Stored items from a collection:
------------
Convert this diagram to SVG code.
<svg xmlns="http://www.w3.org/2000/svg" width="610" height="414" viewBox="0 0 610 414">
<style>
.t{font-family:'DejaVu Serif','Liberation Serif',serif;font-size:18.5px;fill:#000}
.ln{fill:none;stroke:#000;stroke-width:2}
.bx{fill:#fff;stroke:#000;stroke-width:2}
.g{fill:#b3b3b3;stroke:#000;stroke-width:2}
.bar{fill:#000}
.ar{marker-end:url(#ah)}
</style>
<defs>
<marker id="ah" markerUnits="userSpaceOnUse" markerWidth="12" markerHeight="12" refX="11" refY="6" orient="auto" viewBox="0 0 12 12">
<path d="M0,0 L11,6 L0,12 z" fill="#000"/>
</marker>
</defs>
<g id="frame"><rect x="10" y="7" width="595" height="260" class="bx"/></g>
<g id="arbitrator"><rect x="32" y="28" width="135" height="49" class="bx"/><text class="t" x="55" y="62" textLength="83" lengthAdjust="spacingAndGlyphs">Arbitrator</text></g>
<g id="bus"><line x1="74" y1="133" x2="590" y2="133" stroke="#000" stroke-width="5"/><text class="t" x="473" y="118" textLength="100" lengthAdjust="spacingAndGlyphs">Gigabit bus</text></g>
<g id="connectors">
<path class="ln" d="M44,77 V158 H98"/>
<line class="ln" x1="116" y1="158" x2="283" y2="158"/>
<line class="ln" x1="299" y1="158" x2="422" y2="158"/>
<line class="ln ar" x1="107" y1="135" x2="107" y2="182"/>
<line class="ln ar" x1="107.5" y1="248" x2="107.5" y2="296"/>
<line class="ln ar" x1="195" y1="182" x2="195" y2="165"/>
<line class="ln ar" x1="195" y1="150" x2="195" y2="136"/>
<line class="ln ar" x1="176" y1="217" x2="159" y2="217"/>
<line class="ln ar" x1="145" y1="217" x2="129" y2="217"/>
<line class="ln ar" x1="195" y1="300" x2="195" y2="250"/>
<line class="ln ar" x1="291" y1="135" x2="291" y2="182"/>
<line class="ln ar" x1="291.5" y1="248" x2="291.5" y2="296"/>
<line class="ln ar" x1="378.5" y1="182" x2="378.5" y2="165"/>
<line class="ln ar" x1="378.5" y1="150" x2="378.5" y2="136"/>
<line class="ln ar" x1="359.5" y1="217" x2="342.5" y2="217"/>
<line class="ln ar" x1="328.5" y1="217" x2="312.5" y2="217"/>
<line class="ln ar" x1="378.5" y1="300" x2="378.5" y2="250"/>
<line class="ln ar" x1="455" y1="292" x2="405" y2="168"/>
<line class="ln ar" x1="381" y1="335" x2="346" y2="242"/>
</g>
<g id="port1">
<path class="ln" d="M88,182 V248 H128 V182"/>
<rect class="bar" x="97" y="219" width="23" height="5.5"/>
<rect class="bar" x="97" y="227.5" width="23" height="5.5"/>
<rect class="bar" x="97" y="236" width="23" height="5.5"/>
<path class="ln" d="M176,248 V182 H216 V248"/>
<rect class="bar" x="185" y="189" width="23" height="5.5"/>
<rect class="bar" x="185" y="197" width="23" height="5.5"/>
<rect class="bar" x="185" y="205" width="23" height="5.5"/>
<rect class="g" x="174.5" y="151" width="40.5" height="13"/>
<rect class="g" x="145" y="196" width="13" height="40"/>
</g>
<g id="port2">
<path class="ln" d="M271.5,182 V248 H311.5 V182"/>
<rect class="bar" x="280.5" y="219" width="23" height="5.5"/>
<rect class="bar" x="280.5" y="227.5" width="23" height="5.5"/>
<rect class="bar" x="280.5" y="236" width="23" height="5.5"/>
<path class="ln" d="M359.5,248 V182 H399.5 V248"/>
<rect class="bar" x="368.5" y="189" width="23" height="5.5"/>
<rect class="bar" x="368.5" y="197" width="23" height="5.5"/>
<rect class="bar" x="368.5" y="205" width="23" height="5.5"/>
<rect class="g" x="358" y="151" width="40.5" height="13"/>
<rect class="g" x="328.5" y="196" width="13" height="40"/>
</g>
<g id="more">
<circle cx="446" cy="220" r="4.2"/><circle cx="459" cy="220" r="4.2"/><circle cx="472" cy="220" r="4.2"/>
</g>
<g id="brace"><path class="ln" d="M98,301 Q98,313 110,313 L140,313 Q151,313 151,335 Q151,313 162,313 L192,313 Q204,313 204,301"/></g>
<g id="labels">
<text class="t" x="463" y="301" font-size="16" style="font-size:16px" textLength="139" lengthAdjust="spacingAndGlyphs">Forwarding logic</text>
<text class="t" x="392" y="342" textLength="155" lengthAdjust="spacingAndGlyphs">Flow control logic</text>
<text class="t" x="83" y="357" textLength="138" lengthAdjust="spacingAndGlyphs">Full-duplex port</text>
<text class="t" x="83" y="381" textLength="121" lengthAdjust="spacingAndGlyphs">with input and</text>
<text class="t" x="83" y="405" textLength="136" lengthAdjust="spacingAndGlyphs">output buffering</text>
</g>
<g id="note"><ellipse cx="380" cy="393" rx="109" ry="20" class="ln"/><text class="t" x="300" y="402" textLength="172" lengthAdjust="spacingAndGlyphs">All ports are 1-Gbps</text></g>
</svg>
------------
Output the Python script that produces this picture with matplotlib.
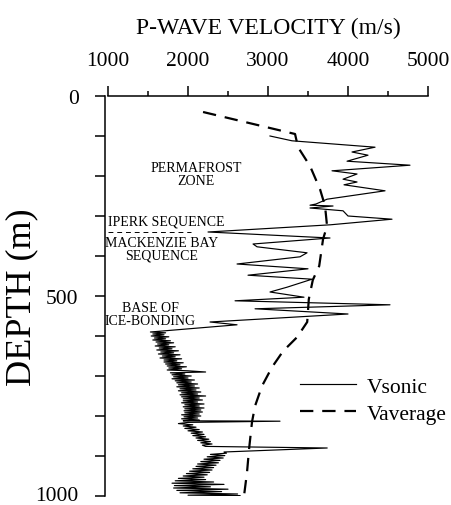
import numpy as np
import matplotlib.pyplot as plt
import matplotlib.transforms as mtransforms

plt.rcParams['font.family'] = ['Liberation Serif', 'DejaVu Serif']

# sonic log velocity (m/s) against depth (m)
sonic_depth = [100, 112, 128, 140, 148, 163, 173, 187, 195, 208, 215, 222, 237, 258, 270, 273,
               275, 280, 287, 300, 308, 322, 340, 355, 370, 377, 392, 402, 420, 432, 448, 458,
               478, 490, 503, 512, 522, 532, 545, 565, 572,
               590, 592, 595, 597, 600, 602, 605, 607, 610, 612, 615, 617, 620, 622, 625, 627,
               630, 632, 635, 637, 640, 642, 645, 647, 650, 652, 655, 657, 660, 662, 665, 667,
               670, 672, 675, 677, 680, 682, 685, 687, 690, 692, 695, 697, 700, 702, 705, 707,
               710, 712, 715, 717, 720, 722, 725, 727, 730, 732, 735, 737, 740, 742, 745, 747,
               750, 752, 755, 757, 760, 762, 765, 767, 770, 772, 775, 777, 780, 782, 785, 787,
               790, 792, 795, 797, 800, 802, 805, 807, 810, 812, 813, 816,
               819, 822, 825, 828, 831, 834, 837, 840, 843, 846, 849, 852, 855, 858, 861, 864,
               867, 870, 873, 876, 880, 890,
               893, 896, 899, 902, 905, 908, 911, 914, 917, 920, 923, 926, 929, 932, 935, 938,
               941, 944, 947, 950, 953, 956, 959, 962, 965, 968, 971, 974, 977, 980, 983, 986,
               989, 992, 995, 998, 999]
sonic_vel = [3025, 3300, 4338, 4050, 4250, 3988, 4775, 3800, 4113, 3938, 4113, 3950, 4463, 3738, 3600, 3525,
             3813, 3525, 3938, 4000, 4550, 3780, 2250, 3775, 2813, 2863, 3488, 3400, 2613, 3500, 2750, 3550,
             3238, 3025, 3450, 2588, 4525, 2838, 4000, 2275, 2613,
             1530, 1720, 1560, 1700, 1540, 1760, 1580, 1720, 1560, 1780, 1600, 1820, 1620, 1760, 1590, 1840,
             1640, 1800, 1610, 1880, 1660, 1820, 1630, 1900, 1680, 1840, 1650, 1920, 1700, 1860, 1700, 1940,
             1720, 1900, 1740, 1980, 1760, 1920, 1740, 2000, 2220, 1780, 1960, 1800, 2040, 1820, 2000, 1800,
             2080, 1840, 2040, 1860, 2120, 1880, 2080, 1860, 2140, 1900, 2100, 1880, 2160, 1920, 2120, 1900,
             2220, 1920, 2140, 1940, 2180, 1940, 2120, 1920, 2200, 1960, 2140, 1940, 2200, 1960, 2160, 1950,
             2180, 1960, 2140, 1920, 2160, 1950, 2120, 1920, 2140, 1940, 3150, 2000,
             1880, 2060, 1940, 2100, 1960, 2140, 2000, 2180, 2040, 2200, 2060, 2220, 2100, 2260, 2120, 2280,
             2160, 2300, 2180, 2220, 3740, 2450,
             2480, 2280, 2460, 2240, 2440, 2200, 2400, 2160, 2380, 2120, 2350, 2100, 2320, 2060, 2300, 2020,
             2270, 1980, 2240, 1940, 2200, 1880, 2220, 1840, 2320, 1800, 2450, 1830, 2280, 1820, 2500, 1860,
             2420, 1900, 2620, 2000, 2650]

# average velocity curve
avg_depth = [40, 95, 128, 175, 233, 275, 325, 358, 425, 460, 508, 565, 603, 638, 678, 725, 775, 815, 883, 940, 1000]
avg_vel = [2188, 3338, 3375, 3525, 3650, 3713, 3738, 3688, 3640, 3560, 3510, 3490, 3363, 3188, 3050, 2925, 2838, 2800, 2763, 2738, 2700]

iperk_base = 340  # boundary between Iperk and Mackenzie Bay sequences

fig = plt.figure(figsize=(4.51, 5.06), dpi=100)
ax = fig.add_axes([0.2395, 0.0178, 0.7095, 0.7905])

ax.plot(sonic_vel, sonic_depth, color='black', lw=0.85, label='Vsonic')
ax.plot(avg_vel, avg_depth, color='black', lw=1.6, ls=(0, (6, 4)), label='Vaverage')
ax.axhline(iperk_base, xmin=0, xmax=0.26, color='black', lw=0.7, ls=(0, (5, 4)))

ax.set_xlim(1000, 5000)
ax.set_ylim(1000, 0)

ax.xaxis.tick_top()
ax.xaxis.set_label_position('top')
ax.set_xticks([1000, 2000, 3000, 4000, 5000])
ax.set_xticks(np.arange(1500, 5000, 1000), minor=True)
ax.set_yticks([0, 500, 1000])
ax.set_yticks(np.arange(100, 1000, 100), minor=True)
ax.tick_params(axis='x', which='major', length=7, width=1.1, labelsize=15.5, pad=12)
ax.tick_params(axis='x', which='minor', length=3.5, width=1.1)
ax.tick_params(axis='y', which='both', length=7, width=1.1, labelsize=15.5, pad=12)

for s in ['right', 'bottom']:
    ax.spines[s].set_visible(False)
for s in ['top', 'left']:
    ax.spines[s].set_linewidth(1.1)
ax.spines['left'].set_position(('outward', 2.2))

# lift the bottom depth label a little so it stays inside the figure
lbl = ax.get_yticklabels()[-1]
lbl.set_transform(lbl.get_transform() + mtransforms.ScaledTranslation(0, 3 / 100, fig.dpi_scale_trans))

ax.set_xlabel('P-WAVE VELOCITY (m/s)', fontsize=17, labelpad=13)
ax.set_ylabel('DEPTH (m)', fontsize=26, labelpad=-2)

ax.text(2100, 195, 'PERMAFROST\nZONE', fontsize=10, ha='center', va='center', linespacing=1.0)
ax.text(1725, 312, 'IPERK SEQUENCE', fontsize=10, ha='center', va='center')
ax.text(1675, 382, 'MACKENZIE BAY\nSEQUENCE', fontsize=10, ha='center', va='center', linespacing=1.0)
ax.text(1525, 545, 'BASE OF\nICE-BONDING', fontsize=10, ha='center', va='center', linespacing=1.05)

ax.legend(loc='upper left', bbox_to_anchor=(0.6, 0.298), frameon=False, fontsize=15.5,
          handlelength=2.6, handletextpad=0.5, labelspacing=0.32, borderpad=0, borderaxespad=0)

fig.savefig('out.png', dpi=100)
------------
Pictures stay out: repeat exactly only the lines from the one with "Output the Python" through the one with "plt.rcParams['font.family'] = ['Liberation".

Output the Python script that produces this picture with matplotlib.
import numpy as np
import matplotlib.pyplot as plt
import matplotlib.transforms as mtransforms

plt.rcParams['font.family'] = ['Liberation Serif', 'DejaVu Serif']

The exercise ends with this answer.